I’ve been writing these blogs everyday for the past four months in order to lure out any weirdoes on-line. If you’re not a weirdo and you’re reading this I apologize profusely. You – the non-weirdoes- are what makes this country tick and talk to the rest of the world with kindness and confidence. I’ve been trying to attract the kind of strange people who think they know a thing or two that the rest of us don’t. The kinds of weirdoes that would find it funny to abduct a child and train him to play the Beatles’ music. It is cute but come on! can a child understand the depth and profundity of those lyrics?  Would John have wanted it that way? Let a child learn to enjoy the Beatles slowly and gradually at a natural rate. There are so many videos of children doing unnatural things – like explaining the Star Wars trilogy, etc- that I’m convinced there’s a ring of kidnappers abducting children and making them learn these strange tricks of amusement.
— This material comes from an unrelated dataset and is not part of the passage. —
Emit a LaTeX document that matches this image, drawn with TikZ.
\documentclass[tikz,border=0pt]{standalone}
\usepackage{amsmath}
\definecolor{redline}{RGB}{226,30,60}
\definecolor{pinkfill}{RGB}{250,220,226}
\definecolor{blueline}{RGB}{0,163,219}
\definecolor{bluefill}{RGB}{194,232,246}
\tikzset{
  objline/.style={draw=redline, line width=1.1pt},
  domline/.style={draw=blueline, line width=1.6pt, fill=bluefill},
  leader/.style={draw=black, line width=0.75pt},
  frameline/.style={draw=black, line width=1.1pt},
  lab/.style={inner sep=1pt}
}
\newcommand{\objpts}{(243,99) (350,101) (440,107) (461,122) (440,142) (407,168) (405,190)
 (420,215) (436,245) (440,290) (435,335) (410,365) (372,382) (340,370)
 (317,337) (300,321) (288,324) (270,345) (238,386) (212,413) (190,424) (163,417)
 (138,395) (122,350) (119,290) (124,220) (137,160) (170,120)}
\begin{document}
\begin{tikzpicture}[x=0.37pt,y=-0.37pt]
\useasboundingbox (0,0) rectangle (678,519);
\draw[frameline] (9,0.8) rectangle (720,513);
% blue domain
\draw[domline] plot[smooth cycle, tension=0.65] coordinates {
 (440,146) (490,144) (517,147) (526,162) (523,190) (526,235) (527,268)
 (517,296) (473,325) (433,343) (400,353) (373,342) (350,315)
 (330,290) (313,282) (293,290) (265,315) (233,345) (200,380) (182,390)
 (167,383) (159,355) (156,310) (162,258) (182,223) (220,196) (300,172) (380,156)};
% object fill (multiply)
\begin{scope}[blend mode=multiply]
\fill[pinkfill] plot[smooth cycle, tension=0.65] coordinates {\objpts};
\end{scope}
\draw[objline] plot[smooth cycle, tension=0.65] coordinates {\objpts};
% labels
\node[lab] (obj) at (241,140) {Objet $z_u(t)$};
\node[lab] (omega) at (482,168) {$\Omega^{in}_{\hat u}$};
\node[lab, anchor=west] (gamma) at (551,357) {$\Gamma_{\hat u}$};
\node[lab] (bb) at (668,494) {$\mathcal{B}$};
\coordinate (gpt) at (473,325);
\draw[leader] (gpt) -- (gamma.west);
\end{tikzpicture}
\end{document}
   Anyway I’m trying to find my boy, Bonobo Samuel Kingston the 3rd, and that kid in the video sure looks a lot like my adopted child from a country with extremely lax adoption laws. Could anyone confirm this? 
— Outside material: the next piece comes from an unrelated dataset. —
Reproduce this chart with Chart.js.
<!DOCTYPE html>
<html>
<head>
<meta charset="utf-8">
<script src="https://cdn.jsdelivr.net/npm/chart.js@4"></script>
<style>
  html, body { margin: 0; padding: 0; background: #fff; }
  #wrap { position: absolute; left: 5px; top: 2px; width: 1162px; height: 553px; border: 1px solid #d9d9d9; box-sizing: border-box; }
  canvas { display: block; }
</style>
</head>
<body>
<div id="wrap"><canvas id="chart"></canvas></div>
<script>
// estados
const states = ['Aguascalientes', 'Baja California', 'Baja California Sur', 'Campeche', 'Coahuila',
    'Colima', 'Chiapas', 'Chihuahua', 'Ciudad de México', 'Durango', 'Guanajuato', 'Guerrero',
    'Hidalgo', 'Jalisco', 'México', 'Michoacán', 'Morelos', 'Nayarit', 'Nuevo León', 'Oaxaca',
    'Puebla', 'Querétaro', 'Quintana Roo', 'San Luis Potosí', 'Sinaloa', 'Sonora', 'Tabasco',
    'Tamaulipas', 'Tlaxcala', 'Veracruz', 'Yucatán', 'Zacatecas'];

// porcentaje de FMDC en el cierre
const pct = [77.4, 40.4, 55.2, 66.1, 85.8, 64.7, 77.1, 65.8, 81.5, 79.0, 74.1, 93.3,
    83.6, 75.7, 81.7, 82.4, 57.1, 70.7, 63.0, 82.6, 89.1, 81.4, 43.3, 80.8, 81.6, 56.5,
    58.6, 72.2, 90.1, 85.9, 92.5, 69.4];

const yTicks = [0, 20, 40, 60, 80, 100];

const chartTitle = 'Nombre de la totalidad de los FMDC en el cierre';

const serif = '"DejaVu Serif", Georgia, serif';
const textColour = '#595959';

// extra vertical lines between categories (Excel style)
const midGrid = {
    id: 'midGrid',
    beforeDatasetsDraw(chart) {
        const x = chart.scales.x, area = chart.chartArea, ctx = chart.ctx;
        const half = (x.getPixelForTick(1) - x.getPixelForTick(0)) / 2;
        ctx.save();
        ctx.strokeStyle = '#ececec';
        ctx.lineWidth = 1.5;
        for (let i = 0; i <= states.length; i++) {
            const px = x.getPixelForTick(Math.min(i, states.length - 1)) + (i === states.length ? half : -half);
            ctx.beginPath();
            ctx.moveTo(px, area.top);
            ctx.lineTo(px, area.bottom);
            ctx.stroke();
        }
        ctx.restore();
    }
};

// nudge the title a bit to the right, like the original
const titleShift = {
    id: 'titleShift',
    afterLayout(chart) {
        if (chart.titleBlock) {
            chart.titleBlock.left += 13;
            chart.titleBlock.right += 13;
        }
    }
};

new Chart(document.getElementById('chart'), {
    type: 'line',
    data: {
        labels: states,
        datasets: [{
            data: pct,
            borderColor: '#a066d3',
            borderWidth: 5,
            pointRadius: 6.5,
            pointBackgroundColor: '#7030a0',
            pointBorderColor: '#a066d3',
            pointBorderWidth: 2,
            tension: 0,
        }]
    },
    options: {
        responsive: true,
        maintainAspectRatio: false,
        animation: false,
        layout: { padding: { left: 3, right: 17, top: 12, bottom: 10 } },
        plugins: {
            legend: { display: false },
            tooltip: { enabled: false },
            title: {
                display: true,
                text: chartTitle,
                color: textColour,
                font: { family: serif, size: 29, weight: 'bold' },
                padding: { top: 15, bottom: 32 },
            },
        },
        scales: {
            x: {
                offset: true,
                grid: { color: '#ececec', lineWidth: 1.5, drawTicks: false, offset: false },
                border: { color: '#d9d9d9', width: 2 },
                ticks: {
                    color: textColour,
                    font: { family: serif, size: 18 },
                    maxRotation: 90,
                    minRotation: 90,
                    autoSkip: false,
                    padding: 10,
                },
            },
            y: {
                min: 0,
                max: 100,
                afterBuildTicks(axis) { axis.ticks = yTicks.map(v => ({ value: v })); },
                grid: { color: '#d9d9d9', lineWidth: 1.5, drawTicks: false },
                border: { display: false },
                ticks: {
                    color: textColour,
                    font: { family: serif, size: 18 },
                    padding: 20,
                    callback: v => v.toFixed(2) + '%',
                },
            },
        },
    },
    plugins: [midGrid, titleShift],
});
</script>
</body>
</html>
  And so here’s a story about another child that I’ve written from the grief in my heart over the disappearance of my boy, Bonobo.

 

Who Cares about the King ? Not I

 

     The King’s officially sanctioned shoelace tier has taken the day off sick (pancreatic problems?) and failed to provide a suitable substitute. Well, a child of four can hardly be considered a stand in for an expert, can he? Even if he is the son of the fastest and most graceful shoelace tier in all the land. Fortunately, our current King is progressive, he swings with the times and so no one need worry about being beheaded,drawn and quartered or iron maidened. Our current King cares(his slogan).
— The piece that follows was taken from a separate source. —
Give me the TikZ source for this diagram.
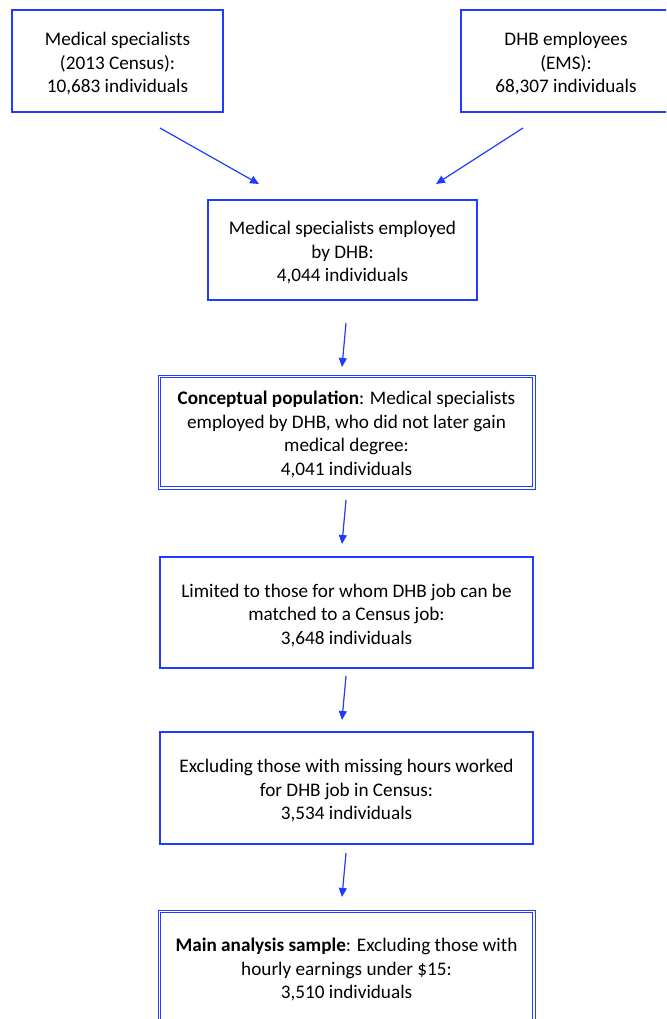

     The King stares down at his unlaced shoes. So far down. He remembers the time he toured the Dominion of Canada and went on an official trip up the CN Tower. At the time, he thought he’d been transferred to another world and he tried to reach down through the glass to crush the ants dressed as people. The King’s handlers sledge hammered the glass to allow him to reach down but his reach took him nowhere. Looking down at his laces, the King wonders if there is some trick of optics at work, some glass in the way, some as of yet undiscovered challenge in getting his fingers down. 

     Try.

     The King stands by the door of his chamber where few are admitted. The shoelace tier’s son jumps on the bed but the King concentrates on his untied laces. Once my fingers are down there, how will I distinguish them from my laces, the King wonders. He looks at his fingers and he looks down at his white laces. They seem different from this distance but side-by-side who knows what confounding similarities will emerge? The King’s neck is getting sore.

     He turns his head slightly to look at the other show but there is no lace. Confound it! The day is already a disaster. The King looks up at the large wooden door (which he may not be able to exit from on this day) and lets out a sigh of discombobulation. He looks over to the bed to see the tip of what appears to be a shoelace sticking out from the bouncing boy’s mouth. 

     In response to the King’s rage, the boy starts to sing a cutesy, childish rendition of the Beatles’ Hey Jude.

     The King is appeased.

     But I ask you all, should our taxes go towards this fickleness?